Glass Lewis’s Assessments on Firms’ Diversity Disclosures
In a recent blog post, proxy advisory firm Glass Lewis discussed findings from its review of S&P 500 companies’ proxy disclosures in 2021. Glass Lewis reported a “noticeable improvement” in S&P 500 disclosures on corporate director diversity and skills. “While over 30% of companies received a “Poor” rating in 2020, less than 10% received one this year,” Glass Lewis reported. Glass Lewis’s 2021 Proxy Paper included an assessment of company proxy statement disclosures relating to board diversity, skills, and the director nominating process.
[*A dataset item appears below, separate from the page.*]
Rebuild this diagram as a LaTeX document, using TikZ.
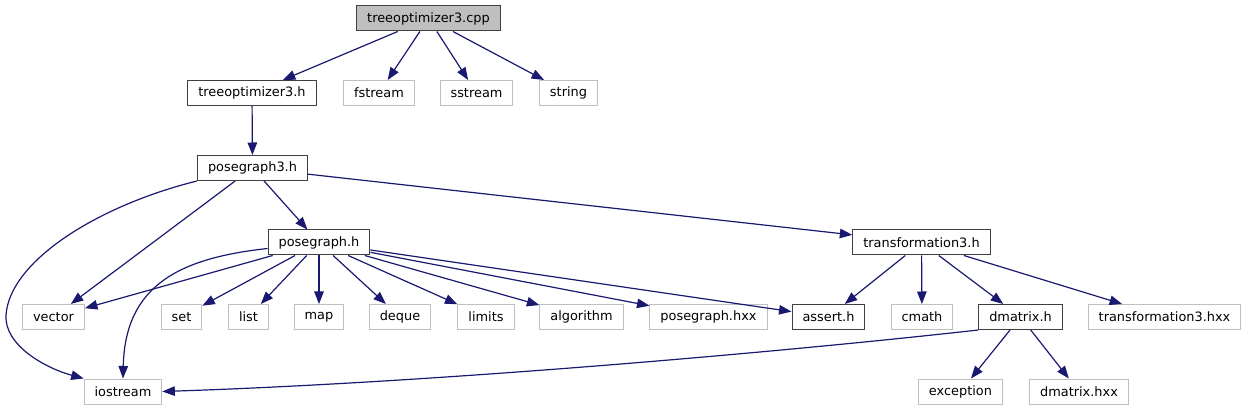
\documentclass[tikz,border=0pt]{standalone}
\usepackage{fontspec}
\setmainfont{DejaVu Sans}
\usepackage{tikz}
\usetikzlibrary{arrows.meta}
\definecolor{edgeblue}{HTML}{191970}
\definecolor{filegray}{HTML}{BFBFBF}
\definecolor{docgray}{HTML}{404040}
\tikzset{
  file/.style={draw=filegray, line width=1pt, inner xsep=10.5pt, inner ysep=0pt,
    minimum height=25pt, font=\fontsize{12.9}{15}\selectfont},
  docfile/.style={file, draw=docgray},
  rootfile/.style={docfile, fill=filegray},
  dep/.style={edgeblue, line width=1.2pt, -{Triangle[length=12.5pt,width=9.5pt]}}
}

\begin{document}
\begin{tikzpicture}[x=1pt,y=-1pt]
\useasboundingbox (0,0) rectangle (1247,411);
% узлы
\node [rootfile] (cpp) at (428.5,18.5) {treeoptimizer3.cpp};
\node [docfile] (toh) at (252,93) {treeoptimizer3.h};
\node [file] (fstream) at (379,93) {fstream};
\node [file] (sstream) at (476.5,93) {sstream};
\node [file] (string) at (568.5,93) {string};
\node [docfile] (pg3) at (252.5,168) {posegraph3.h};
\node [docfile] (pg) at (319,242.5) {posegraph.h};
\node [docfile] (tr3) at (921.5,242.5) {transformation3.h};
\node [file] (vector) at (53.5,317) {vector};
\node [file] (set) at (181.5,317) {set};
\node [file] (list) at (248.5,317) {list};
\node [file] (map) at (319,317) {map};
\node [file] (deque) at (400,317) {deque};
\node [file] (limits) at (486,317) {limits};
\node [file] (algorithm) at (581.5,317) {algorithm};
\node [file] (pghxx) at (708.5,317) {posegraph.hxx};
\node [docfile] (assert) at (828.5,317) {assert.h};
\node [file] (cmath) at (922,317) {cmath};
\node [docfile] (dm) at (1020.5,317) {dmatrix.h};
\node [file] (tr3hxx) at (1164.5,317) {transformation3.hxx};
\node [file] (iostream) at (123,391.5) {iostream};
\node [file] (exception) at (960.5,391.5) {exception};
\node [file] (dmhxx) at (1079,391.5) {dmatrix.hxx};
% связи
\foreach \t in {toh,fstream,sstream,string}
  \draw [dep] (cpp) -- (\t);
\draw [dep] (toh) -- (pg3);
\draw [dep] (pg3.south west) .. controls (100,205) and (10,260) .. (6,315)
  .. controls (4,345) and (45,368) .. (iostream.north west);
\draw [dep] (pg3) -- (vector);
\draw [dep] (pg3) -- (pg);
\draw [dep] (pg3) -- (tr3);
\draw [dep] ([yshift=-6pt]pg.west) .. controls (180,258) and (125,285) .. (iostream.north);
\foreach \t in {vector,set,list,map,deque,limits,algorithm,pghxx,assert}
  \draw [dep] (pg) -- (\t);
\foreach \t in {assert,cmath,dm,tr3hxx}
  \draw [dep] (tr3) -- (\t);
\draw [dep] (dm.south west) .. controls (800,350) and (450,382) .. (iostream.east);
\draw [dep] (dm) -- (exception);
\draw [dep] (dm) -- (dmhxx);
\end{tikzpicture}
\end{document}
Some of the findings:
- Approximately 74% of the S&P 500 disclosed board racial/ethnic diversity on an individual or aggregate level. “None” was the dominant category in 2020, as companies did not provide this data.
- Approximately 12% more companies provided a definition/explanation of how diversity is considered for the director search process in 2021 compared to last year, allowing shareholders to understand the factors the board considers when selecting director candidates.
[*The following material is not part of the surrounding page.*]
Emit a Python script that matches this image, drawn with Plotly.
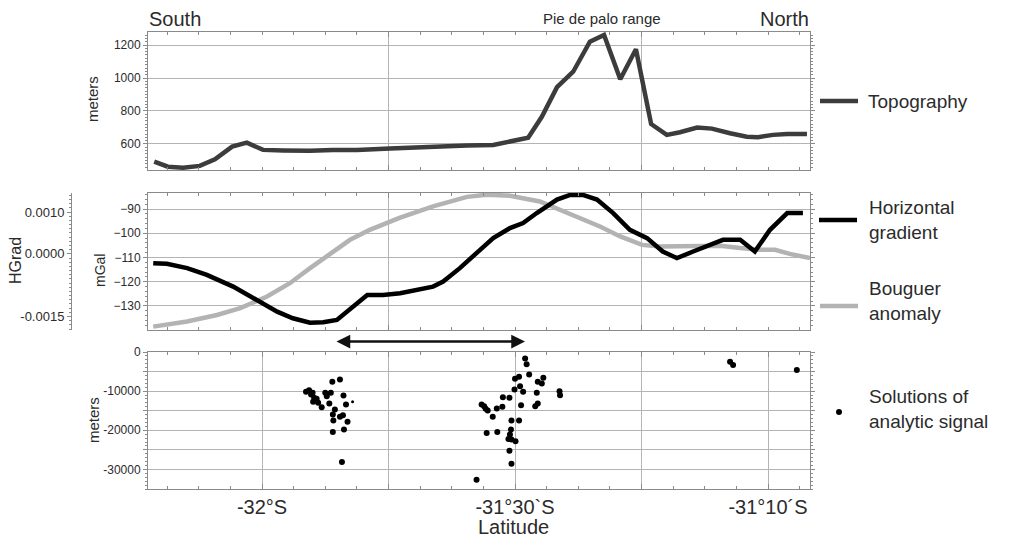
import plotly.graph_objects as go

W, H = 1009, 539

# ---------------- data ----------------
topo_lat = [-32.213, -32.186, -32.156, -32.123, -32.093, -32.059, -32.030, -31.998, -31.958,
            -31.905, -31.860, -31.812, -31.747, -31.694, -31.662, -31.595, -31.543, -31.510,
            -31.474, -31.447, -31.417, -31.385, -31.352, -31.324, -31.292, -31.261, -31.231,
            -31.200, -31.174, -31.140, -31.111, -31.075, -31.042, -31.020, -30.990, -30.962,
            -30.923]
topo_m = [493, 462, 456, 467, 507, 584, 608, 564, 560, 558, 564, 564, 572, 578, 588, 590, 594,
          614, 638, 765, 944, 1038, 1220, 1261, 992, 1174, 721, 655, 671, 699, 693, 665, 644,
          641, 655, 661, 661]

boug_lat = [-32.215, -32.148, -32.089, -32.043, -31.990, -31.945, -31.905, -31.860, -31.826,
            -31.787, -31.727, -31.662, -31.595, -31.555, -31.510, -31.451, -31.411, -31.372,
            -31.332, -31.292, -31.249, -31.213, -31.154, -31.095, -31.055, -31.016, -30.986,
            -30.957, -30.917]
boug_mgal = [-138.5, -136.4, -133.7, -130.9, -126.1, -120.6, -114.4, -107.5, -102.7, -98.6,
             -93.6, -88.9, -85.0, -84.1, -84.5, -86.9, -90.3, -93.7, -97.2, -101.3, -104.8,
             -105.5, -105.5, -105.2, -106.1, -106.8, -106.8, -108.5, -110.2]

hg_lat = [-32.215, -32.188, -32.148, -32.109, -32.057, -32.010, -31.970, -31.939, -31.905,
          -31.879, -31.852, -31.792, -31.761, -31.727, -31.662, -31.642, -31.609, -31.569,
          -31.543, -31.510, -31.484, -31.457, -31.417, -31.391, -31.366, -31.338, -31.306,
          -31.273, -31.239, -31.208, -31.180, -31.148, -31.115, -31.089, -31.055, -31.026,
          -30.996, -30.962, -30.931]
hg_val = [-0.000223, -0.000240, -0.000343, -0.000504, -0.000784, -0.001103, -0.001384,
          -0.001542, -0.001647, -0.001638, -0.001583, -0.000983, -0.000983, -0.000942,
          -0.000784, -0.000664, -0.000343, 0.000096, 0.000376, 0.000616, 0.000736, 0.000976,
          0.001300, 0.001410, 0.001410, 0.001300, 0.000976, 0.000576, 0.000376, 0.000055,
          -0.000103, 0.000055, 0.000216, 0.000336, 0.000336, 0.000055, 0.000576, 0.000976,
          0.000976]

sol_lat = [-31.861, -31.846, -31.913, -31.907, -31.903, -31.900, -31.897, -31.899, -31.892,
           -31.889, -31.882, -31.875, -31.872, -31.864, -31.867, -31.856, -31.860, -31.846,
           -31.859, -31.839, -31.834, -31.840, -31.831, -31.838, -31.860, -31.842,
           -31.480, -31.477, -31.472, -31.500, -31.492, -31.455, -31.444, -31.447, -31.501,
           -31.490, -31.484, -31.457, -31.412, -31.411, -31.524, -31.511, -31.488, -31.460,
           -31.455, -31.566, -31.558, -31.561, -31.554, -31.536, -31.525, -31.544, -31.507,
           -31.492, -31.556, -31.535, -31.508, -31.510, -31.513, -31.507, -31.499, -31.511,
           -31.507, -31.576,
           -31.075, -31.069, -30.943]
sol_depth = [-7590, -7000, -10150, -9740, -10850, -10410, -11690, -12720, -11950, -12970,
             -14100, -10410, -11280, -10410, -13150, -14690, -15970, -16560, -17510, -11100,
             -13410, -16150, -17850, -19820, -20410, -28100,
             -1690, -3150, -5720, -6820, -6310, -7590, -6560, -8030, -9560, -8720, -10150,
             -10410, -10000, -11030, -11540, -11690, -13590, -13850, -13150, -13410, -14510,
             -13850, -14950, -14440, -14000, -16560, -17510, -17510, -20670, -20410, -19820,
             -21100, -22200, -22380, -22820, -25200, -28540, -32640,
             -2460, -3330, -4620]
small_lat = [-31.821]
small_depth = [-12720]

x_ticks = [-32.0, -31.75, -31.5, -31.25, -31.0]
x_ticktext = ['-32°S', '', '-31°30`S', '', '-31°10´S']
topo_ticks = [600, 800, 1000, 1200]
mgal_ticks = [-90, -100, -110, -120, -130]
hg_ticks = [0.0010, 0.0000, -0.0015]
hg_ticktext = ['0.0010', '0.0000', '-0.0015']
depth_ticks = [0, -5000, -10000, -15000, -20000, -25000, -30000]
depth_ticktext = ['0', '', '-10000', '', '-20000', '', '-30000']

# ---------------- helpers ----------------
def px(x):
    return x / W

def py(y):
    return 1 - y / H

FONT = 'Liberation Sans, Arial, sans-serif'
TXT = '#2b2b2b'
FRAME = '#8a8a8a'
GRID = '#b4b4b4'
XR = [-32.2253, -30.917]
XDOM = [px(148), px(810)]

fig = go.Figure()
fig.add_trace(go.Scatter(x=topo_lat, y=topo_m, xaxis='x', yaxis='y', mode='lines',
                         line=dict(color='#3c3c3c', width=4.5), showlegend=False))
fig.add_trace(go.Scatter(x=boug_lat, y=boug_mgal, xaxis='x2', yaxis='y2', mode='lines',
                         line=dict(color='#b3b3b3', width=4.5), showlegend=False))
fig.add_trace(go.Scatter(x=hg_lat, y=hg_val, xaxis='x2', yaxis='y4', mode='lines',
                         line=dict(color='#000000', width=4.5), showlegend=False))
fig.add_trace(go.Scatter(x=sol_lat, y=sol_depth, xaxis='x3', yaxis='y3', mode='markers',
                         marker=dict(color='#000000', size=6), showlegend=False))
fig.add_trace(go.Scatter(x=small_lat, y=small_depth, xaxis='x3', yaxis='y3', mode='markers',
                         marker=dict(color='#000000', size=3), showlegend=False))

def xaxis(anchor, ticks_vals, labels):
    d = dict(domain=XDOM, range=XR, anchor=anchor, showline=True, linecolor=FRAME,
             linewidth=1, mirror='ticks', ticks='inside', ticklen=5, tickcolor=FRAME,
             zeroline=False, showgrid=True, gridcolor=GRID, gridwidth=1,
             tickmode='array', tickvals=ticks_vals,
             minor=dict(tickmode='linear', tick0=-32, dtick=0.0625, ticks='inside',
                        ticklen=3, tickcolor=FRAME, showgrid=False),
             tickfont=dict(family=FONT, size=20, color=TXT))
    if labels is None:
        d['showticklabels'] = False
    else:
        d['ticktext'] = labels
    return d

def yaxis(anchor, dom, rng, vals, text, minor_dtick, grid=True):
    d = dict(domain=dom, range=rng, anchor=anchor, showline=True, linecolor=FRAME,
             linewidth=1, mirror='ticks', ticks='outside', ticklen=4, tickcolor=FRAME,
             zeroline=False, showgrid=grid, gridcolor=GRID, gridwidth=1,
             tickmode='array', tickvals=vals,
             minor=dict(tickmode='linear', dtick=minor_dtick, ticks='outside', ticklen=2,
                        tickcolor=FRAME, showgrid=False),
             tickfont=dict(family=FONT, size=12, color=TXT))
    if text is not None:
        d['ticktext'] = text
    return d

fig.update_layout(
    template='none',
    width=W, height=H,
    margin=dict(l=0, r=0, t=0, b=0, autoexpand=False),
    paper_bgcolor='white', plot_bgcolor='white',
    showlegend=False,
    xaxis=xaxis('y', [-31.75, -31.25], None),
    xaxis2=xaxis('y2', [-31.75, -31.25], None),
    xaxis3=xaxis('y3', x_ticks, x_ticktext),
    yaxis=yaxis('x', [py(170), py(32)], [442, 1279], topo_ticks, None, 20),
    yaxis2=yaxis('x2', [py(330), py(193)], [-139.9, -83.4], mgal_ticks, None, 2),
    yaxis3=yaxis('x3', [py(489), py(352)], [-35000, 0], depth_ticks, depth_ticktext, 1000),
    yaxis4=dict(overlaying='y2', anchor='free', position=px(71), side='left',
                range=[-0.001823, 0.001456], showline=True, linecolor=FRAME, linewidth=1,
                ticks='outside', ticklen=4, tickcolor=FRAME, showgrid=False, zeroline=False,
                tickmode='array', tickvals=hg_ticks, ticktext=hg_ticktext,
                minor=dict(tickmode='linear', dtick=0.0001, ticks='outside', ticklen=2,
                           tickcolor=FRAME, showgrid=False),
                tickfont=dict(family=FONT, size=13, color=TXT)),
)

ann = []
def text(x, y, s, size, xanchor='left', angle=0):
    ann.append(dict(x=px(x), y=py(y), xref='paper', yref='paper', text=s, showarrow=False,
                    xanchor=xanchor, yanchor='middle', textangle=angle, align='left',
                    font=dict(family=FONT, size=size, color=TXT)))

text(147, 19, 'South', 20)
text(811, 19, 'North', 20, xanchor='right')
text(602, 19, 'Pie de palo range', 15, xanchor='center')
text(93, 99, 'meters', 15, xanchor='center', angle=-90)
text(100, 271, 'mGal', 14, xanchor='center', angle=-90)
text(15, 261, 'HGrad', 16, xanchor='center', angle=-90)
text(93, 420, 'meters', 15, xanchor='center', angle=-90)
text(513, 527, 'Latitude', 20, xanchor='center')
# legend texts
text(866, 101, 'Topography', 19)
text(867, 220, 'Horizontal<br>gradient', 19)
text(867, 301, 'Bouguer<br>anomaly', 19)
text(867, 409, 'Solutions of<br>analytic signal', 19)

# double arrow between the middle and bottom panels
ann.append(dict(x=px(525), y=py(341.5), xref='paper', yref='paper', ax=-190, ay=0,
                axref='pixel', ayref='pixel', text='', showarrow=True, arrowhead=2,
                arrowside='end+start', arrowsize=1.1, arrowwidth=2.5, arrowcolor='#111111',
                standoff=0, startstandoff=0))
fig.update_layout(annotations=ann)

# legend symbols
shapes = [
    dict(type='line', xref='paper', yref='paper', x0=px(820), x1=px(858), y0=py(101), y1=py(101),
         line=dict(color='#3c3c3c', width=4.5)),
    dict(type='line', xref='paper', yref='paper', x0=px(819), x1=px(857), y0=py(220), y1=py(220),
         line=dict(color='#000000', width=4.5)),
    dict(type='line', xref='paper', yref='paper', x0=px(820), x1=px(858), y0=py(306), y1=py(306),
         line=dict(color='#b3b3b3', width=4.5)),
    dict(type='circle', xref='paper', yref='paper', x0=px(836), x1=px(842), y0=py(415), y1=py(409),
         fillcolor='#000000', line=dict(color='#000000', width=0)),
]
fig.update_layout(shapes=shapes)

fig.write_html('out.html')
- Few companies disclosed in their proxy statements, nominating committee charter, or corporate governance guidelines that they utilize a formal Rooney Rule in the director search process, or expressly stated a requirement to include diverse candidates in the director search pool. However, Glass Lewis observed that although many companies did not require that minority candidates be included in the initial pool of candidates, they did commit to including minority candidates in such pools.
- Glass Lewis reported a steady increase in the number of companies disclosing tabular skills matrices which identifies director skills at an individual level over the past few years, with over half of the S&P 500 disclosing skills in this way in 2021.